DSP champions advocacy, independence for people with disabilities

Alique and Kate enjoy an afternoon at the Park of Roses. Alique recently returned to the disabilities field as a DSP and says the job is a great fit.

As a direct-support professional, Alique Yardley is often approached by people who want to comment on her job, especially when she’s in a public setting with someone she supports.
“People come up and say, ‘It takes a special person to do what you do,’” Yardley said, smiling. “I don’t understand that. Because if you’ve had kids, or a brother or sister, or anyone you love – it’s the same thing.”
That outlook is so much of what makes Yardley an excellent DSP, the Hoogeveen family believes. Yardley started at Goodwill Columbus earlier this year and has been working with 44-year-old Kate Hoogeveen, a Westerville resident who has cerebral palsy and uses a wheelchair.
Kate is intelligent, opinionated and wants to call her own shots. Yardley instantly grasped all that.
“We’d had quite a few changes before Alique,” said Jackie Hoogeveen, Kate’s mom. “People quitting, people going to another job. Most of them have been great. But there was just something about Alique. The first time Alique came in, Kate felt so comfortable.”
Yardley took time to focus on Kate’s speech, which is affected by her condition. “The more you’re with Kate and talk to her, the easier it is,” Jackie said.
Kate is an active community volunteer, loves animals and shopping and participating in 5K races with her brother Eric, one of her four younger siblings. “He works to better his time while he’s pushing her,” Yardley said. “Eric and Kate fly.”
She sees Kate as a strong self-advocate, striving to make sure that she and others with disabilities are treated with dignity and respect.

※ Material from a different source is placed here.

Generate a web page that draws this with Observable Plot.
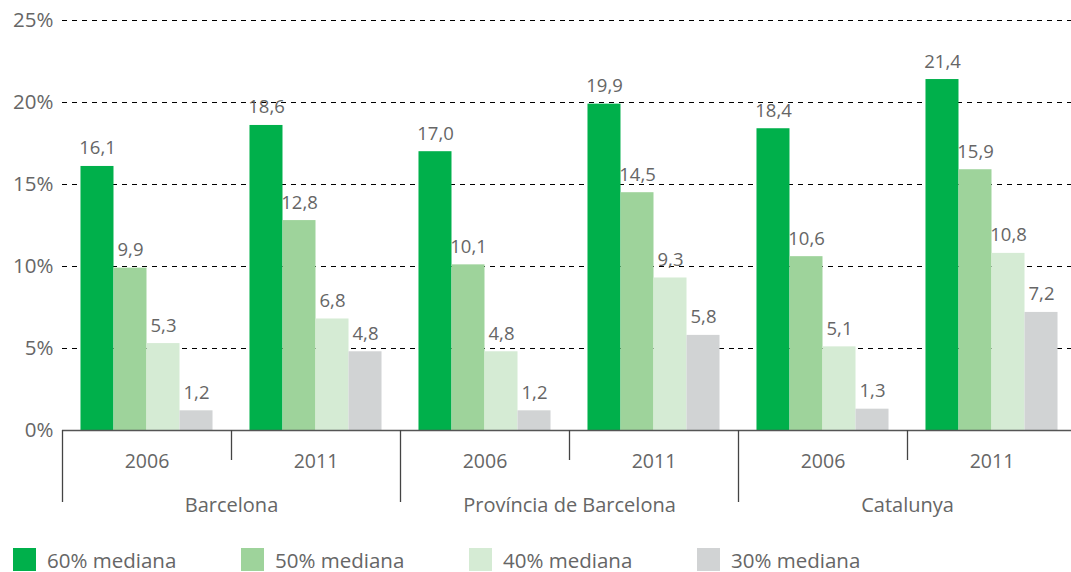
<!DOCTYPE html>
<html>
<head>
<meta charset="utf-8">
<script src="https://cdn.jsdelivr.net/npm/d3@7"></script>
<script src="https://cdn.jsdelivr.net/npm/@observablehq/plot@0.6"></script>
<style>
  html, body { margin: 0; padding: 0; background: #fff; overflow: hidden; }
  body { width: 1071px; height: 572px; font-family: "Open Sans", Roboto, sans-serif; }
  #chart { width: 1071px; overflow: hidden; height: 530px; }
  #chart svg { max-width: none !important; }
  #legend { display: flex; padding-left: 13px; margin-top: 18px; height: 23px; align-items: center; }
  .item { width: 228px; display: flex; align-items: center; flex: none; }
  .sw { width: 23px; height: 23px; margin-right: 11px; flex: none; }
  .lab { font-size: 20.5px; color: #666; line-height: 22px; white-space: nowrap; }
</style>
</head>
<body>
<div id="chart"></div>
<div id="legend"></div>
<script>
const regions = ["Barcelona", "Província de Barcelona", "Catalunya"];
const years = ["2006", "2011"];
const series = ["60% mediana", "50% mediana", "40% mediana", "30% mediana"];
// values per group in order: Barcelona 2006, 2011, Província 2006, 2011, Catalunya 2006, 2011
const values60 = [16.1, 18.6, 17.0, 19.9, 18.4, 21.4];
const values50 = [9.9, 12.8, 10.1, 14.5, 10.6, 15.9];
const values40 = [5.3, 6.8, 4.8, 9.3, 5.1, 10.8];
const values30 = [1.2, 4.8, 1.2, 5.8, 1.3, 7.2];
const colors = ["#00b04b", "#9ed39b", "#d5ebd4", "#d1d3d4"];
const yTicks = [0, 5, 10, 15, 20, 25];

const seriesValues = [values60, values50, values40, values30];
const groups = [];
regions.forEach(r => years.forEach(y => groups.push({key: r + "|" + y, region: r, year: y})));
const keys = groups.map(g => g.key);
const rows = [];
groups.forEach((g, gi) => series.forEach((s, si) => rows.push({key: g.key, series: s, si, value: seriesValues[si][gi]})));

const pad = 0.56;
const xDomain = [-pad, series.length + pad];
const firstYear = groups.filter(g => g.year === years[0]);
const secondYear = groups.filter(g => g.year !== years[0]);
const fmt = v => v.toFixed(1).replace(".", ",");

const W = 1076, H = 530, mT = 20, mB = 100;
const plotH = H - mT - mB;
const font = "'Open Sans', Roboto, sans-serif";

const chart = Plot.plot({
  width: W,
  height: H,
  marginTop: mT,
  marginBottom: mB,
  marginLeft: 62,
  marginRight: 0,
  style: {fontFamily: font, fontSize: "19px", color: "#666", background: "#fff", maxWidth: "none"},
  fx: {domain: keys, padding: 0, axis: null, label: null},
  x: {domain: xDomain, axis: null},
  y: {domain: [0, 25], axis: null},
  color: {domain: series, range: colors},
  marks: [
    Plot.ruleY(yTicks.filter(t => t > 0), {stroke: "#000", strokeWidth: 1, strokeDasharray: "5,5"}),
    Plot.rect(rows, {fx: "key", x1: d => d.si, x2: d => d.si + 1, y1: 0, y2: "value", fill: "series"}),
    Plot.text(rows, {fx: "key", x: d => d.si + 0.5, y: "value", text: d => fmt(d.value), lineAnchor: "bottom", dy: -12, fill: "#666", fontSize: 18.5}),
    Plot.ruleY([0], {stroke: "#555", strokeWidth: 1.5}),
    Plot.ruleX(secondYear, {fx: "key", x: xDomain[0], insetTop: plotH, insetBottom: -30, stroke: "#444", strokeWidth: 1.3}),
    Plot.ruleX(firstYear, {fx: "key", x: xDomain[0], insetTop: plotH, insetBottom: -72, stroke: "#444", strokeWidth: 1.3}),
    Plot.text(groups, {fx: "key", text: "year", frameAnchor: "bottom", lineAnchor: "middle", dy: 31, fill: "#666", fontSize: 19.5}),
    Plot.text(firstYear, {fx: "key", text: "region", frameAnchor: "bottom-right", textAnchor: "middle", lineAnchor: "middle", dy: 75, fill: "#666", fontSize: 20}),
    Plot.axisY(yTicks, {tickSize: 0, tickPadding: 9, tickFormat: d => d + "%", fill: "#666", fontSize: 20.5, label: null})
  ]
});
chart.style.maxWidth = "none";
document.getElementById("chart").appendChild(chart);

const legend = document.getElementById("legend");
series.forEach((s, i) => {
  const it = document.createElement("div");
  it.className = "item";
  const sw = document.createElement("div");
  sw.className = "sw";
  sw.style.background = colors[i];
  const lab = document.createElement("span");
  lab.className = "lab";
  lab.textContent = s;
  it.appendChild(sw);
  it.appendChild(lab);
  legend.appendChild(it);
});
</script>
</body>
</html>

When she’s out shopping, Kate tries to help people understand that she can make her own choices. She and Yardley also urge more businesses and community spaces to offer appropriate, private hygiene areas. “Once I was taken to a nursing home to change me,” Kate said. “That was not OK.”
Yardley, who had previously worked in the disabilities field, said returning this year “fit like an old glove. I got lucky, because folks like Kate make it easy.”